Na mesma semana, as liberdades de crença também estiveram em discussão, no julgamento dos casos Carson v. Makin e Kennedy v. Bremerton School District. A liberdade de culto e a laicidade estatal são o cerne do que protege a Primeira Emenda, em torno da qual se deram os debates [4].
Em Carson v. Makin, a Suprema Corte reconheceu a inconstitucionalidade do programa de assistência educacional do estado de Maine. Famílias que morem longe das escolas públicas secundárias podem escolher escolas particulares e o Estado repassa às escolhidas o valor correspondente à matrícula. Segundo a lei estadual, poderiam participar todas as instituições, desde que não religiosas (o regulamento usa a palavra "nonsectary").

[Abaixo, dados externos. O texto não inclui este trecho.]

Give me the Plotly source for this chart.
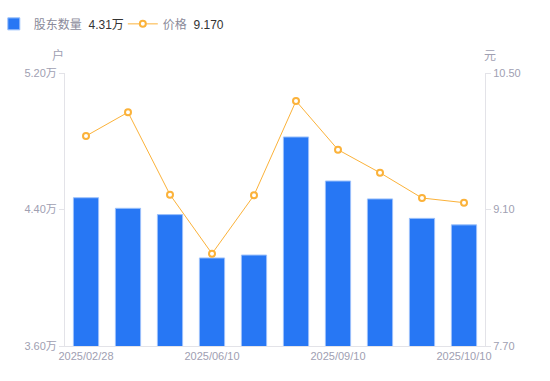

A regra explicava-se pela aparente incoerência de repassar dinheiro público a uma instituição de ensino com viés religioso. Era uma forma de a autoridade local, cumprindo a Primeira Emenda, separar igreja e Estado.
No entanto, para a corte, toda restrição baseada na mera manifestação de crença é inconstitucional. Com isso, escolas com viés religioso podem participar de programas assistenciais, mesmo aqueles com repasse de verba estatal.

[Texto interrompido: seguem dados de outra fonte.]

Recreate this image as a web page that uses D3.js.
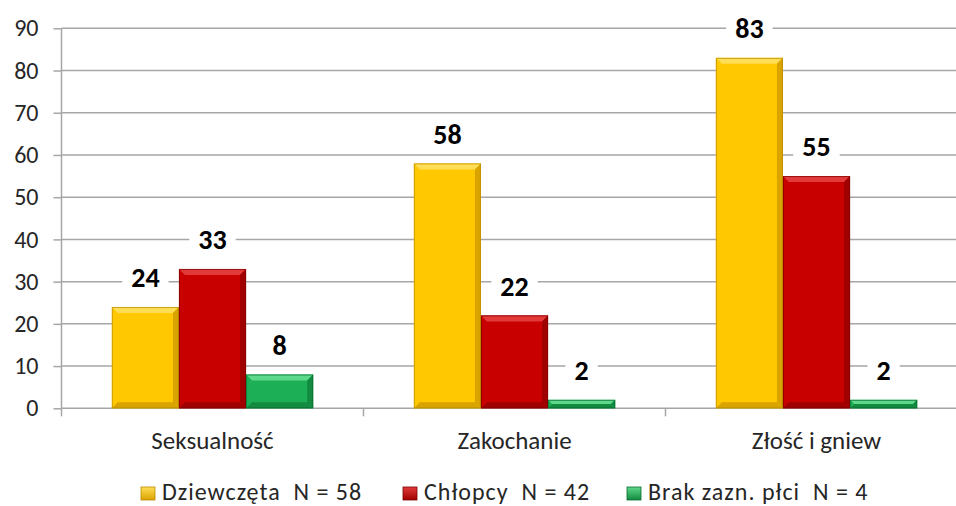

O caso Kennedy v. Bremerton School District trata do mesmo tema. Joseph Kennedy trabalhava desde 2008 como técnico do time de futebol da Bremerton School, uma escola pública. Anos depois, a diretoria foi informada sobre uma prática reiterada do treinador: após o término de cada jogo, Joseph Kennedy reunia os alunos para agradecerem e orarem.
Em atenção à Primeira Emenda, a escola notificou o professor para que evitasse, dali em diante, qualquer forma de imposição de prática religiosa aos alunos. Primeiro, o professor se convenceu da inconveniência de suas orações pós-jogo. Mas isso não durou muito. Logo sentiu que havia "quebrado seu compromisso com Deus" e prosseguiu com as orações. A escola demitiu-o em seguida.
Quando o caso chegou à Suprema Corte, a maioria se formou para reconhecer a inconstitucionalidade da postura da escola. Destacou o fato de que, após as partidas, Kennedy apenas fazia uma oração privada (quiet personal prayer).
O voto dissidente, entretanto, apontou que os fatos não eram exatamente aqueles. A gravação acostada aos autos mostrava as orações lideradas por Kennedy: no meio do campo de futebol, com vários alunos por perto, diante de veículos midiáticos locais convocados pelo próprio treinador.
Não se tratou, propriamente, de uma forma privada de professar a fé. O caso era de um professor do ensino público que liderava momentos religiosos em ambiente escolar. No entanto, "a Corte ignorou essa história", apontaram os Justices Sotomayor, Brayer e Kagan.[5]
Embora diferentes, os casos assemelharam-se no resultado: placar de seis contra três. A maioria conservadora, composta por indicações de G.W. Bush e de Trump, avança em pautas sensíveis ao eleitorado — direitos reprodutivos, liberdade religiosa e flexibilização do controle de armas.
Algumas decisões, como a do caso Dobbs v. Jackson, tomam proporções maiores e tornam-se alvo de debates. Outras, porém, tomam forma longe do debate público. Sem alarde, o conservadorismo se impõe na velocidade que escreveu o poeta: de repente, não mais que de repente. Ou não.
[1] Roe v. Wade, 410 US 113 (1973) e Dobbs v. Jackson Women’s Health Organization, 597 U. S._____ (2022).
[2] Segunda Emenda, em tradução livre: "Sendo necessária à segurança de um Estado livre a existência de uma milícia bem organizada, o direito do povo de possuir e usar armas não poderá ser impedido".
[3] New York State Rifle & Pistol Association Inc. v. Bruen, U. S._____ (2022).
[4] Primeira Emenda, em tradução livre: "O Congresso não legislará no sentido de estabelecer uma religião, ou proibindo o livre exercício dos cultos; ou cerceando a liberdade de palavra, ou de imprensa, ou o direito do povo de se reunir pacificamente, e de dirigir ao governo petições para a reparação de seus agravos".
[5] Kennedy v. Bremerton School District, 597 US _ (2022).